Excerpt from a dataset:

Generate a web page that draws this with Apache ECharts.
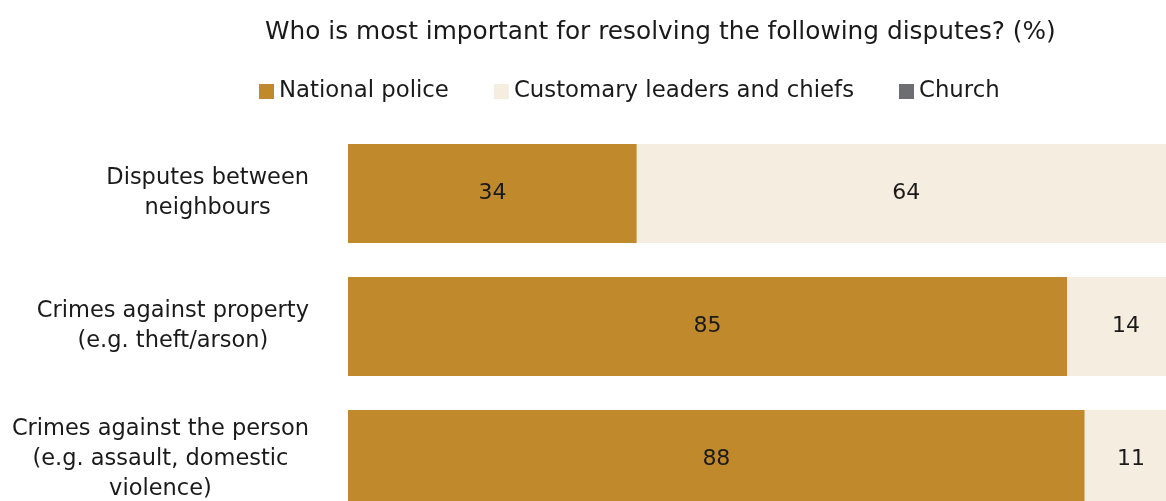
<!DOCTYPE html>
<html>
<head>
<meta charset="utf-8">
<script src="https://cdn.jsdelivr.net/npm/echarts@6/dist/echarts.min.js"></script>
<style>html,body{margin:0;padding:0;background:#fff}#c{width:1166px;height:501px}</style>
</head>
<body>
<div id="c"></div>
<script>
const categories = [
  ["Disputes between", "neighbours"],
  ["Crimes against property", "(e.g. theft/arson)"],
  ["Crimes against the person", "(e.g. assault, domestic", "violence)"]
];
const police = [34.3, 85.4, 87.5];
const customary = [64, 14, 11];
const church = [2, 1, 1];
const seriesNames = ["National police", "Customary leaders and chiefs", "Church"];
const colors = ["#C0892C", "#F5EDE0", "#6D6E71"];
const FONT = "DejaVu Sans";
const TEXT = "#1a1a1a";

const chart = echarts.init(document.getElementById('c'), null, {renderer: 'canvas'});
const catNames = categories.map(c => c.join("\n"));
function mk(name, data, color, labelColor) {
  return {
    name: name, type: 'bar', stack: 't', data: data,
    barWidth: 99, clip: false,
    itemStyle: {color: color},
    label: {show: true, position: 'inside', color: labelColor, fontFamily: FONT, fontSize: 22,
      formatter: p => Math.round(p.value)},
    emphasis: {disabled: true}
  };
}
chart.setOption({
  animation: false,
  title: {text: 'Who is most important for resolving the following disputes? (%)', left: 260, top: 15,
    textStyle: {fontFamily: FONT, fontWeight: 'normal', fontSize: 24.8, color: TEXT}},
  legend: {left: 254, top: 75, itemWidth: 15, itemHeight: 15, itemGap: 45, icon: 'rect',
    textStyle: {fontFamily: FONT, fontSize: 22.8, color: TEXT}},
  grid: {left: 348, right: 0, top: 193.5, bottom: 41.5, containLabel: false, outerBoundsMode: 'none'},
  xAxis: {type: 'value', min: 0, max: 97.15, show: false},
  yAxis: {type: 'category', data: catNames, inverse: true, boundaryGap: false,
    axisLine: {show: false}, axisTick: {show: false}, splitLine: {show: false},
    axisLabel: {margin: 39, fontFamily: FONT, fontSize: 22.5, color: TEXT, lineHeight: 30,
      formatter: function(v){ return v.split("\n").map(s => '{c|' + s + '}').join("\n"); },
      rich: {c: {align: 'center', fontFamily: FONT, fontSize: 22.5, color: TEXT, lineHeight: 30}}}},
  series: [
    mk(seriesNames[0], police, colors[0], TEXT),
    mk(seriesNames[1], customary, colors[1], TEXT),
    mk(seriesNames[2], church, colors[2], '#ffffff')
  ]
});
</script>
</body>
</html>
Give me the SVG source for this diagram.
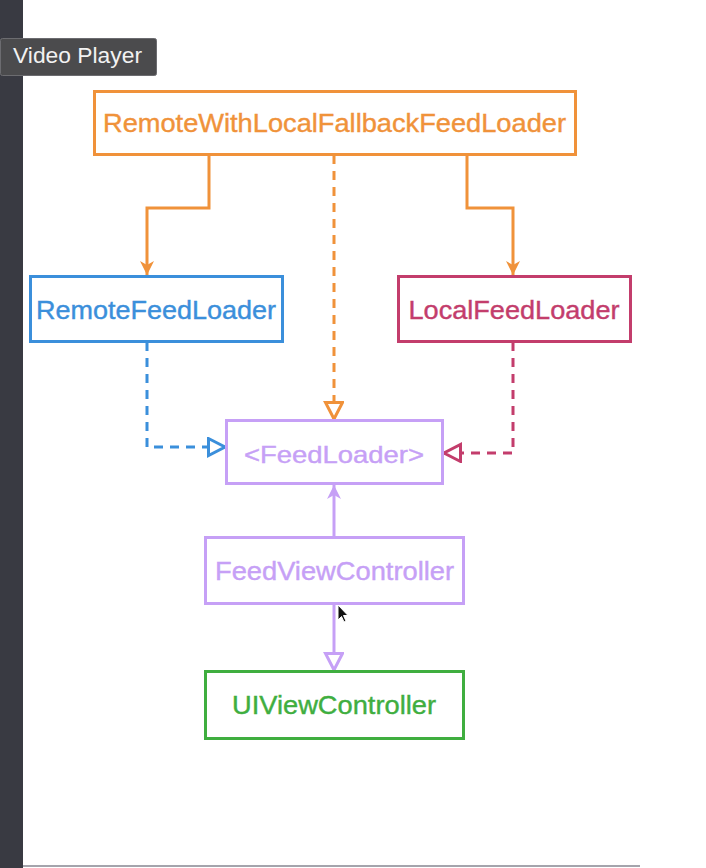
<svg xmlns="http://www.w3.org/2000/svg" width="706" height="868" viewBox="0 0 706 868">
<style>
.box{fill:#fff;stroke-width:3}
.lbl{font-family:"Liberation Sans",Arial,sans-serif;font-size:26px;text-anchor:middle;stroke-width:0.4}
.ln{fill:none;stroke-width:3}
.dash{stroke-dasharray:9 7}
</style>
<defs>
<marker id="arO" markerUnits="userSpaceOnUse" markerWidth="16" markerHeight="16" refX="14" refY="8" orient="auto"><path d="M0,1 L14,8 L0,15 L4,8 z" fill="#f0923a"/></marker>
<marker id="arP" markerUnits="userSpaceOnUse" markerWidth="16" markerHeight="16" refX="14" refY="8" orient="auto"><path d="M0,1 L14,8 L0,15 L4,8 z" fill="#c6a0f6"/></marker>
<marker id="triO" markerUnits="userSpaceOnUse" markerWidth="22" markerHeight="22" refX="18" refY="10" orient="auto"><path d="M1.5,1.5 L18,10 L1.5,18.5 z" fill="#fff" stroke="#f0923a" stroke-width="3"/></marker>
<marker id="triB" markerUnits="userSpaceOnUse" markerWidth="22" markerHeight="22" refX="18" refY="10" orient="auto"><path d="M1.5,1.5 L18,10 L1.5,18.5 z" fill="#fff" stroke="#3b8fdb" stroke-width="3"/></marker>
<marker id="triR" markerUnits="userSpaceOnUse" markerWidth="22" markerHeight="22" refX="18" refY="10" orient="auto"><path d="M1.5,1.5 L18,10 L1.5,18.5 z" fill="#fff" stroke="#c33d6c" stroke-width="3"/></marker>
<marker id="triP" markerUnits="userSpaceOnUse" markerWidth="22" markerHeight="22" refX="18" refY="10" orient="auto"><path d="M1.5,1.5 L18,10 L1.5,18.5 z" fill="#fff" stroke="#c6a0f6" stroke-width="3"/></marker>
</defs>
<rect x="0" y="0" width="706" height="868" fill="#fff"/>
<rect x="0" y="0" width="23" height="868" fill="#393a42"/>
<rect x="23" y="865" width="617" height="2" fill="#a4a4ac"/>

<g id="connectors">
<path class="ln" stroke="#f0923a" d="M209,155 V208 H147 V275" marker-end="url(#arO)"/>
<path class="ln" stroke="#f0923a" d="M467,155 V208 H513 V275" marker-end="url(#arO)"/>
<path class="ln dash" stroke="#f0923a" d="M334,155 V419" marker-end="url(#triO)"/>
<path class="ln dash" stroke="#3b8fdb" d="M147,342 V447 H225" marker-end="url(#triB)"/>
<path class="ln dash" stroke="#c33d6c" d="M513,342 V453 H444" marker-end="url(#triR)"/>
<path class="ln" stroke="#c6a0f6" d="M334,537 V485" marker-end="url(#arP)"/>
<path class="ln" stroke="#c6a0f6" d="M334,604 V670" marker-end="url(#triP)"/>
</g>

<g id="node-fallback">
<rect class="box" x="94.5" y="91.5" width="481" height="63" stroke="#f0923a"/>
<text class="lbl" x="334.5" y="132" fill="#f0923a" stroke="#f0923a" textLength="463" lengthAdjust="spacingAndGlyphs">RemoteWithLocalFallbackFeedLoader</text>
</g>
<g id="node-remote">
<rect class="box" x="30.5" y="276.5" width="252" height="65" stroke="#3b8fdb"/>
<text class="lbl" x="156" y="319" fill="#3b8fdb" stroke="#3b8fdb" textLength="240" lengthAdjust="spacingAndGlyphs">RemoteFeedLoader</text>
</g>
<g id="node-local">
<rect class="box" x="398.5" y="276.5" width="232" height="65" stroke="#c33d6c"/>
<text class="lbl" x="514" y="319" fill="#c33d6c" stroke="#c33d6c" textLength="211" lengthAdjust="spacingAndGlyphs">LocalFeedLoader</text>
</g>
<g id="node-feedloader">
<rect class="box" x="226.5" y="420.5" width="216" height="63" stroke="#c6a0f6"/>
<text class="lbl" x="334" y="463" fill="#c6a0f6" stroke="#c6a0f6" style="font-size:24px" textLength="180" lengthAdjust="spacingAndGlyphs">&lt;FeedLoader&gt;</text>
</g>
<g id="node-feedvc">
<rect class="box" x="205.5" y="537.5" width="258" height="66" stroke="#c6a0f6"/>
<text class="lbl" x="334.5" y="580" fill="#c6a0f6" stroke="#c6a0f6" textLength="239" lengthAdjust="spacingAndGlyphs">FeedViewController</text>
</g>
<g id="node-uivc">
<rect class="box" x="205.5" y="671.5" width="258" height="67" stroke="#3fae3f"/>
<text class="lbl" x="334" y="714" fill="#3fae3f" stroke="#3fae3f" textLength="204" lengthAdjust="spacingAndGlyphs">UIViewController</text>
</g>

<path d="M338,605 L338,620 L341.5,616.5 L344,622 L346,621 L343.5,615.5 L348,615.5 z" fill="#111" stroke="#fff" stroke-width="1"/>

<g id="tooltip">
<rect x="0.5" y="38.5" width="156" height="37" rx="2" fill="#4b4b4d" stroke="#6c6c70"/>
<text x="13" y="63" fill="#f2f2f2" style="font-family:'Liberation Sans',Arial,sans-serif;font-size:22px" textLength="129" lengthAdjust="spacingAndGlyphs">Video Player</text>
</g>
</svg>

WORK TO COMPLETE: Identify and extract each line of the listing that contains "this".

SOLUTION BELOW:
Generate a web page that draws this with Apache ECharts.
Give me the SVG source for this diagram.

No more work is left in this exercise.